If you can’t reach an agreement on price, you have to compromise, say, perhaps identifying each partner’s target price and averaging them. In establishing how departing partners are paid, your agreement should also address future cash flow problems that could result from your partner’s exit. A lump-sum payment is easiest, but it may be too costly. For the sake of the business, your buy-sell agreement could establish installments as a preferable payment method.
#2 An Outsider Offers To But Out One Partner
The first question that arises in this circumstance is whether the other partners must permit the sale of the partner’s interest. On the one hand, the partners may want their interests to be freely transferrable and not be shackled by illiquidity of their interests. On the other hand, the remaining partners may not want to do business with a stranger with whom they have no prior relationship. A well-drafted buy-sell agreement will address this situation by providing guidance on whether such a third-party sale is permissible and how the transaction should be effectuated.
The agreement can also provide a fair and reasonable method for sale of the interest, commonly including a right for the company to buy the interest prior to a sale to the third party.
#3 A Partner Dies or Becomes Disabled
This is one of the key situations in which a buy-sell agreement is critical. Most business owners would want their business to continue and not terminate with the death of a partner. How do you ensure this happens and that the death doesn’t hamstring the company and make you unable to take necessary action for the business?
In many states, it is common for a deceased business owner’s interests in the business to pass to a spouse and/or children upon death. Such a forced new partnership can be a threat to the business if the deceased owner’s spouse or children know nothing about—and may not have interest in—the business. A skillfully drafted buy-sell agreement will ensure business continuity by creating a procedure for payout to the deceased owner’s beneficiaries. A buy-sell agreement could, for example, mandate insurance policies on the partners to ensure that upon the death of a partner, cash would be available to buy out the deceased partner’s beneficiaries.
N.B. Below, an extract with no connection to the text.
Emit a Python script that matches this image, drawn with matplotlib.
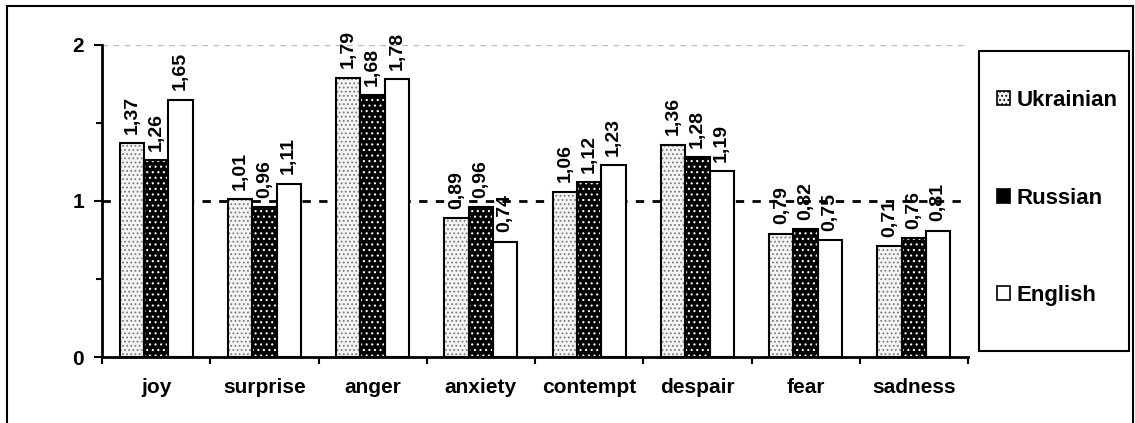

A disability insurance provision can also work to address the situation of a partner becoming disabled. The policy would compensate the disabled partner and their family to prevent the remaining active partners from diverting cash from the business. Disablement presents a slightly more complex situation than the death of a partner and will require a coordination of benefits. Establishing a reentry provision is also wise as the partner may recover from their disability and want to return to the business.
Tools and a Course for the Future
A skillfully crafted buy-sell agreement accounts for a realm of future business possibilities, in particular the unexpected exit of a partner. It provides the important tools and an operating procedure to apply to your current situation and your current company valuation. Unequivocally, without a plan, an unexpected partner exit could upend your business.
At GARZA, we understand that buy-sell agreements are crucial to your company’s strategy. When you begin with the end in mind, and start with goals and a plan for contingencies, you’re bulletproofing your business against a situation that could destroy its continuity.